To Rada Miejska podejmie decyzje, czy zechce w najbliższych latach realizować więcej czy mniej zadań inwestycyjnych. Jeśli na najbliższe lata będą uchwalane duże kwoty na wydatki inwestycyjne, to nie uniknie się nowych kredytów lub pożyczek, które trzeba spłacać w kolejnych latach.

Przypomnę, że na lata 2006–2008 gmina planuje duże ponad 17 milionowe zadanie inwestycyjne polegające na kanalizacji terenów wiejskich, łącznie z budową oczyszczalni ścieków. Spodziewamy się, że ok. 70% nakładów dofinansuje nam Unia Europejska. Natomiast na pozostałe 30 procent zamierzamy zaciągnąć preferencyjne niskooprocentowane pożyczki z Narodowego Funduszu Ochrony Środowiska.
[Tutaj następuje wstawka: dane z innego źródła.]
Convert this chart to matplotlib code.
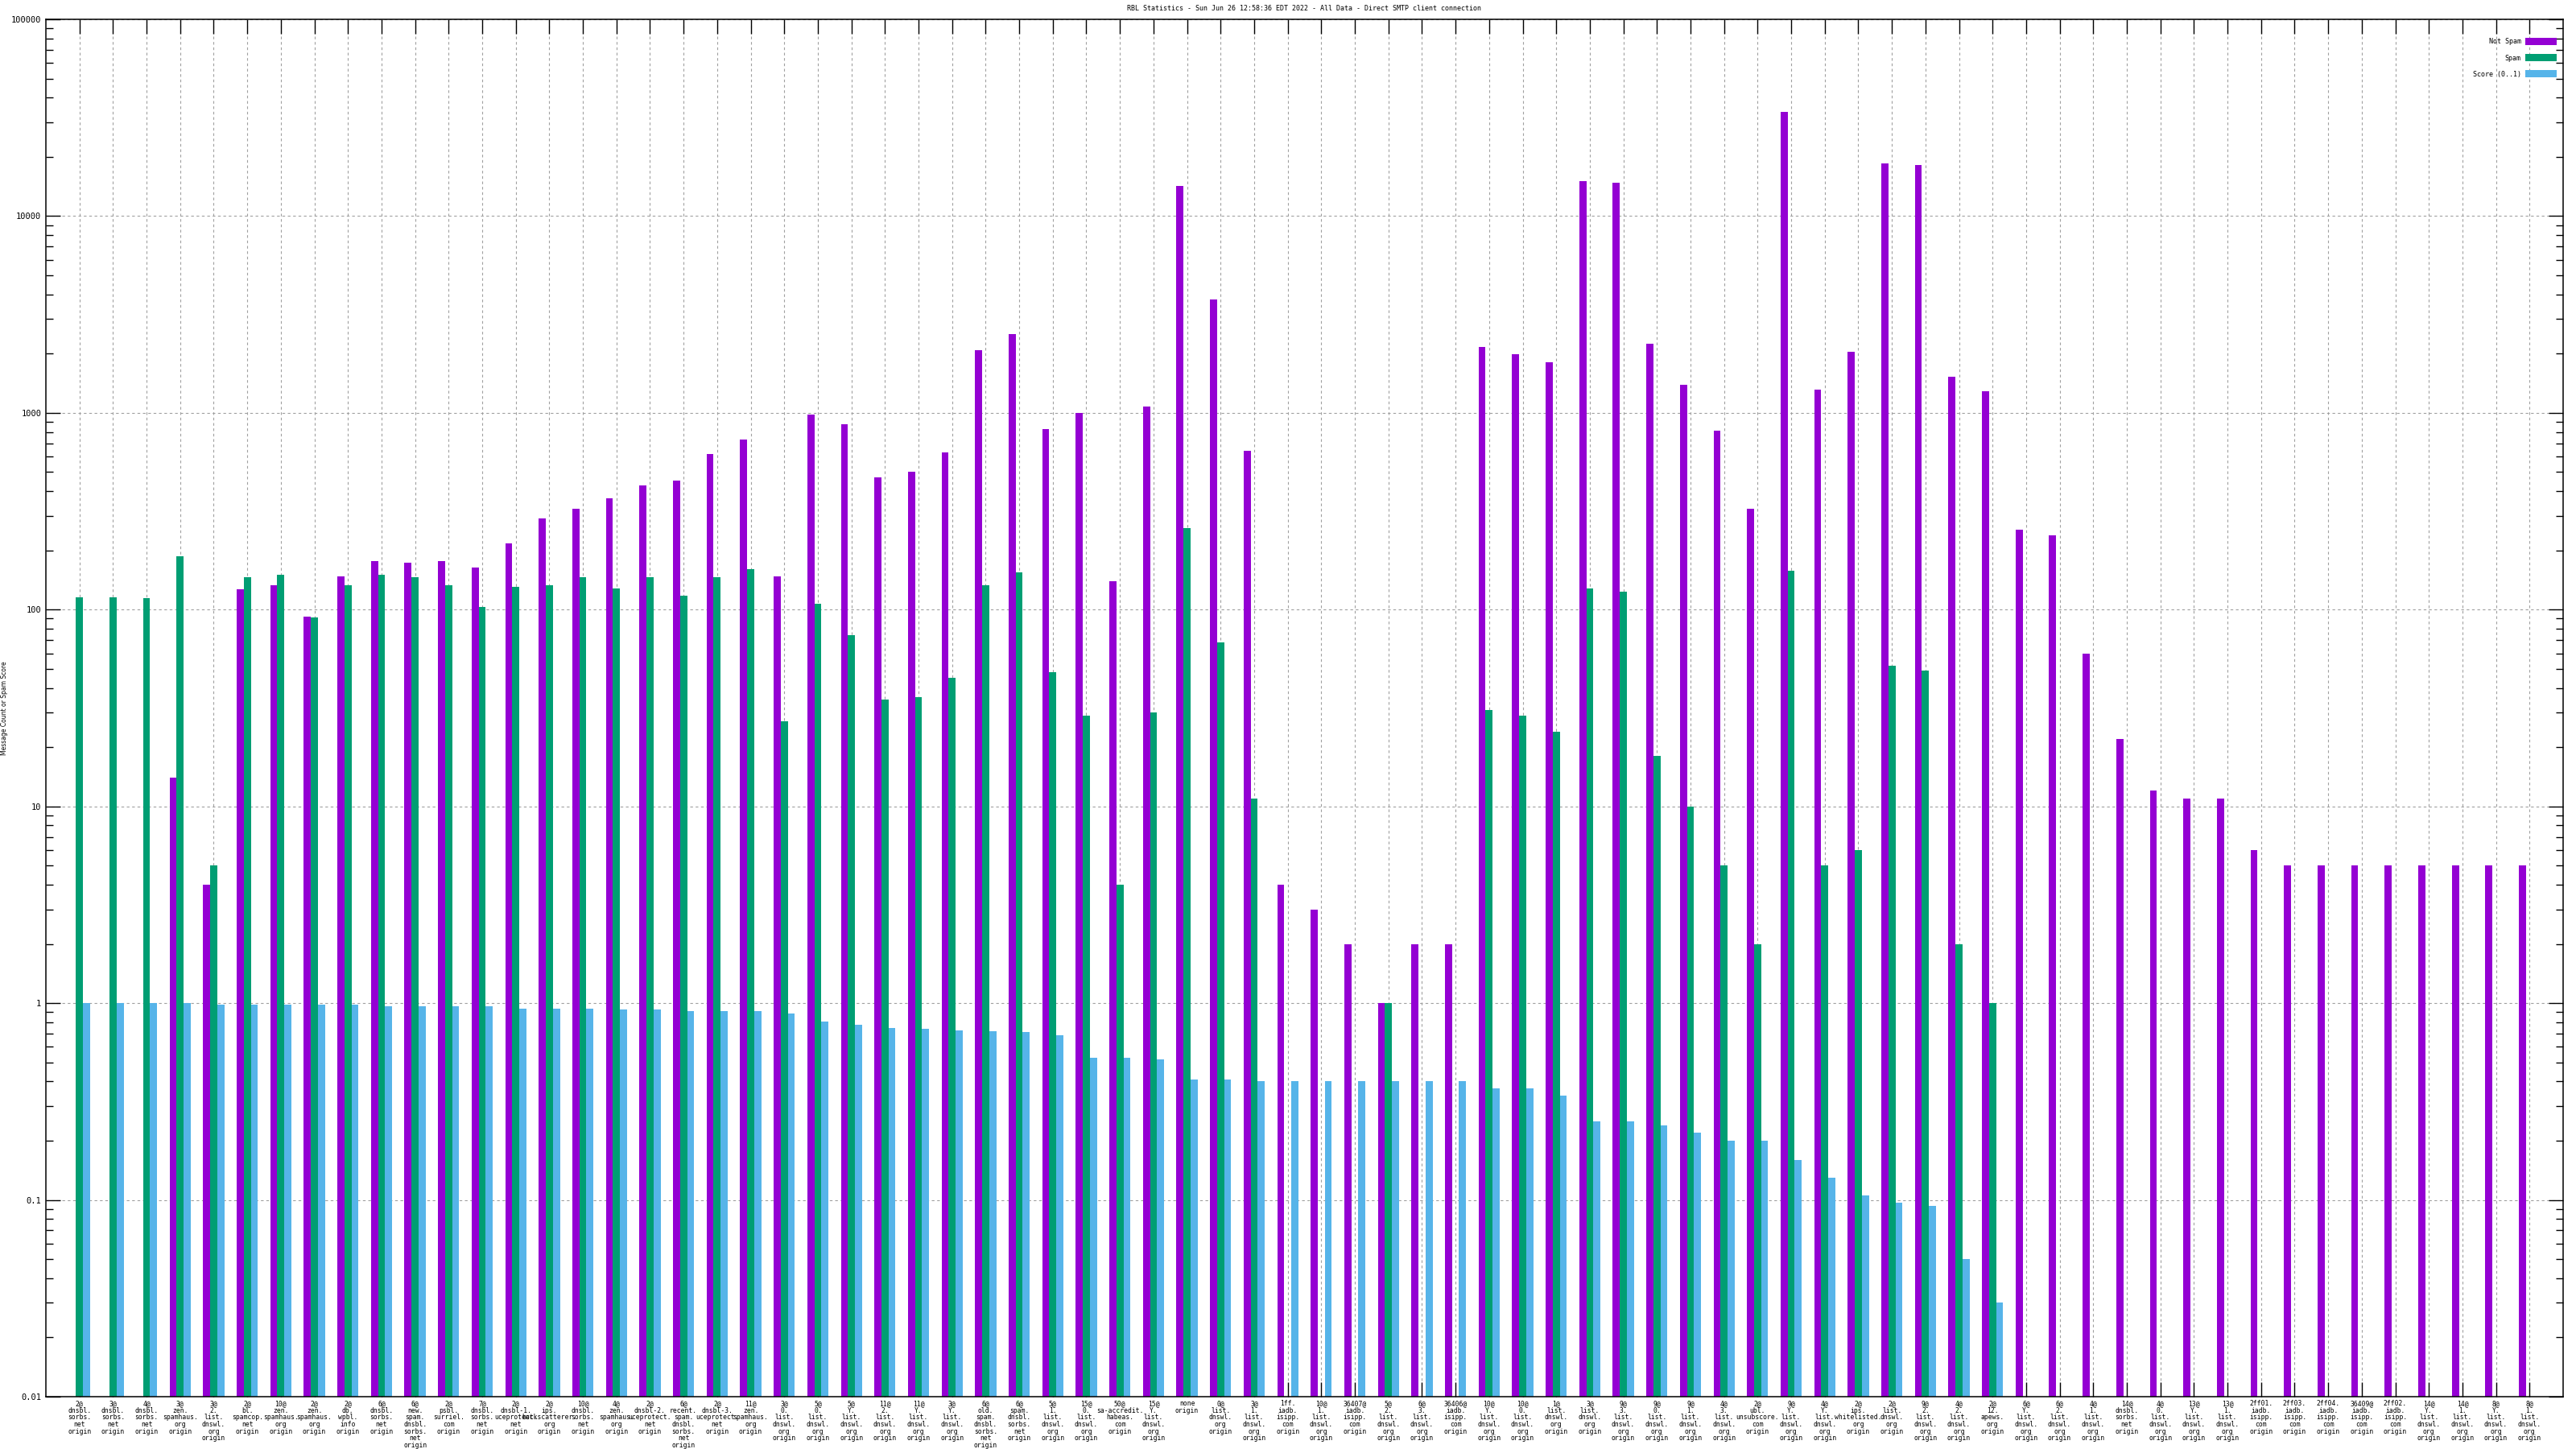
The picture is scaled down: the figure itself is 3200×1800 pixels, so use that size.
import numpy as np
import matplotlib
matplotlib.use("Agg")
import matplotlib.pyplot as plt
from matplotlib.ticker import FixedLocator, LogLocator, NullFormatter

nan = np.nan

labels = [
    "2@dnsbl.sorbs.net origin", "3@dnsbl.sorbs.net origin", "4@dnsbl.sorbs.net origin",
    "3@zen.spamhaus.org origin", "3@2.list.dnswl.org origin", "2@bl.spamcop.net origin",
    "10@zen.spamhaus.org origin", "2@zen.spamhaus.org origin", "2@db.wpbl.info origin",
    "6@dnsbl.sorbs.net origin", "6@new.spam.dnsbl.sorbs.net origin", "2@psbl.surriel.com origin",
    "7@dnsbl.sorbs.net origin", "2@dnsbl-1.uceprotect.net origin", "2@ips.backscatterer.org origin",
    "10@dnsbl.sorbs.net origin", "4@zen.spamhaus.org origin", "2@dnsbl-2.uceprotect.net origin",
    "6@recent.spam.dnsbl.sorbs.net origin", "2@dnsbl-3.uceprotect.net origin", "11@zen.spamhaus.org origin",
    "3@0.list.dnswl.org origin", "5@0.list.dnswl.org origin", "5@Y.list.dnswl.org origin",
    "11@2.list.dnswl.org origin", "11@Y.list.dnswl.org origin", "3@Y.list.dnswl.org origin",
    "6@old.spam.dnsbl.sorbs.net origin", "6@spam.dnsbl.sorbs.net origin", "5@1.list.dnswl.org origin",
    "15@0.list.dnswl.org origin", "50@sa-accredit.habeas.com origin", "15@Y.list.dnswl.org origin",
    "none origin", "0@list.dnswl.org origin", "3@1.list.dnswl.org origin",
    "1ff.iadb.isipp.com origin", "10@1.list.dnswl.org origin", "36407@iadb.isipp.com origin",
    "5@2.list.dnswl.org origin", "6@3.list.dnswl.org origin", "36406@iadb.isipp.com origin",
    "10@Y.list.dnswl.org origin", "10@0.list.dnswl.org origin", "1@list.dnswl.org origin",
    "3@list.dnswl.org origin", "9@3.list.dnswl.org origin", "9@0.list.dnswl.org origin",
    "9@1.list.dnswl.org origin", "4@3.list.dnswl.org origin", "2@ubl.unsubscore.com origin",
    "9@Y.list.dnswl.org origin", "4@Y.list.dnswl.org origin", "2@ips.whitelisted.org origin",
    "2@list.dnswl.org origin", "9@2.list.dnswl.org origin", "4@2.list.dnswl.org origin",
    "2@12.apews.org origin", "6@Y.list.dnswl.org origin", "6@2.list.dnswl.org origin",
    "4@1.list.dnswl.org origin", "14@dnsbl.sorbs.net origin", "4@0.list.dnswl.org origin",
    "13@Y.list.dnswl.org origin", "13@1.list.dnswl.org origin", "2ff01.iadb.isipp.com origin",
    "2ff03.iadb.isipp.com origin", "2ff04.iadb.isipp.com origin", "36409@iadb.isipp.com origin",
    "2ff02.iadb.isipp.com origin", "14@Y.list.dnswl.org origin", "14@1.list.dnswl.org origin",
    "8@Y.list.dnswl.org origin", "8@1.list.dnswl.org origin",
]

not_spam = [nan, nan, nan, 14, 4, 127, 133, 92, 148, 177, 173, 177, 164, 218, 291, 327, 367,
            427, 453, 617, 734, 148, 980, 873, 471, 500, 630, 2074, 2515, 824, 1000, 140, 1075,
            14200, 3765, 641, 4, 3, 2, 1, 2, 2, 2154, 1994, 1812, 15000, 14800, 2240, 1384, 808,
            327, 33700, 1307, 2034, 18600, 18200, 1524, 1282, 255, 239, 60, 22, 12, 11, 11, 6,
            5, 5, 5, 5, 5, 5, 5, 5]

spam = [116, 116, 114, 187, 5, 146, 150, 91, 133, 150, 146, 133, 103, 130, 133, 146, 128, 146,
        118, 146, 161, 27, 107, 74, 35, 36, 45, 133, 155, 48, 29, 4, 30, 259, 68, 11,
        nan, nan, nan, 1, nan, nan,
        31, 29, 24, 128, 123, 18, 10, 5, 2, 157, 5, 6, 52, 49, 2, 1] + [nan] * 16

score = [1, 1, 1, 1, 0.98, 0.98, 0.98, 0.98, 0.98, 0.96, 0.96, 0.96, 0.96, 0.94, 0.94, 0.94,
         0.93, 0.93, 0.91, 0.91, 0.91, 0.89, 0.81, 0.78, 0.75, 0.74, 0.73, 0.72, 0.71, 0.69,
         0.53, 0.53, 0.52, 0.41, 0.41, 0.40, 0.40, 0.40, 0.40, 0.40, 0.40, 0.40, 0.37, 0.37,
         0.34, 0.25, 0.25, 0.24, 0.22, 0.20, 0.20, 0.16, 0.13, 0.105, 0.097, 0.093, 0.05,
         0.03] + [nan] * 16

series_names = ["Not Spam", "Spam", "Score (0..1)"]
colors = ["#9400d3", "#009e73", "#56b4e9"]
title = "RBL Statistics - Sun Jun 26 12:58:36 EDT 2022 - All Data - Direct SMTP client connection"
ylabel = "Message Count or Spam Score"
yticks = [0.01, 0.1, 1, 10, 100, 1000, 10000, 100000]
ytick_labels = ["0.01", "0.1", "1", "10", "100", "1000", "10000", "100000"]

W, H = 3200, 1800
fig = plt.figure(figsize=(W / 100, H / 100), dpi=100)
L, R, T, B = 57, 3184, 24, 1735
ax = fig.add_axes([L / W, 1 - B / H, (R - L) / W, (B - T) / H])

n = len(labels)
x = np.arange(n)
w = 0.21
mono = "DejaVu Sans Mono"

handles = []
for k, (vals, c, nm) in enumerate(zip([not_spam, spam, score], colors, series_names)):
    v = np.array(vals, dtype=float)
    h = ax.bar(x + (k - 1) * w, v, width=w, color=c, label=nm, linewidth=0, zorder=2)
    handles.append(h)

ax.set_yscale("log")
ax.set_ylim(0.01, 100000)
ax.set_xlim(-1, n)

ax.set_yticks(yticks)
ax.set_yticklabels(ytick_labels, fontfamily=mono, fontsize=7.5)
ax.yaxis.set_minor_locator(LogLocator(base=10, subs=np.arange(2, 10)))
ax.yaxis.set_minor_formatter(NullFormatter())

ax.set_xticks(x)
ax.set_xticklabels([s.replace("@", "@\n").replace(".", ".\n").replace(" ", "\n") for s in labels],
                   fontfamily=mono, fontsize=5.8, linespacing=0.95, va="top")

ax.tick_params(axis="both", which="major", direction="in", length=13, width=1.0,
               top=True, right=True, color="black")
ax.tick_params(axis="y", which="minor", direction="in", length=6.5, width=1.0, right=True)
ax.tick_params(axis="x", which="major", pad=3)
ax.tick_params(axis="y", which="major", pad=4)

ax.set_axisbelow(True)
ax.grid(True, axis="x", which="major", color="#a0a0a0", linestyle=(0, (3, 3)), linewidth=0.8)
ax.grid(True, axis="y", which="major", color="#a0a0a0", linestyle=(0, (3, 3)), linewidth=0.8)

for sp in ax.spines.values():
    sp.set_linewidth(1.1)

ax.set_ylabel(ylabel, fontsize=5.5, fontfamily="DejaVu Sans Condensed" if False else "DejaVu Sans")
ax.yaxis.set_label_coords(-(L - 10) / (R - L), 0.5)

ax.text(0.5, 1 + (T - 11) / (B - T), title, transform=ax.transAxes, ha="center", va="center",
        fontfamily=mono, fontsize=6)

leg = ax.legend(handles=handles, loc="upper right",
                bbox_to_anchor=((3176 - L) / (R - L), (B - 47) / (B - T)),
                frameon=False, markerfirst=False, prop={"family": mono, "size": 6},
                handlelength=4.7, handleheight=1.3, labelspacing=1.3, handletextpad=0.6,
                borderpad=0, borderaxespad=0)

fig.savefig("out.png", dpi=100)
Ale już realizacja tego zadania spowoduje, że spłata naszego zadłużenia przedłuży się do roku 2016. Jak będzie w następnych latach, zdecyduje Rada Miejska. W powyższym okresie planowane zadłużenie nie przekracza dopuszczalnego przepisami.

Dodam, że na sesji Rady Miejskiej w dniu 12 stycznia br. Rada podjęła uchwałę dotyczącą Planu Rozwoju Lokalnego. Plan ten zawiera także planowane zadania inwestycyjne do roku 2013, które będą wymagać finansowania. Co prawda po likwidacji 4 szkół wiejskich sytuacja finansowa gminy jest lepsza, bo mniej dopłacamy do działalności szkół. To jednak realizacja większych zadań inwestycyjnych gminy bez kredytów lub pożyczek jest niemożliwa.

- Dziękuję za wyczerpujące odpowiedzi.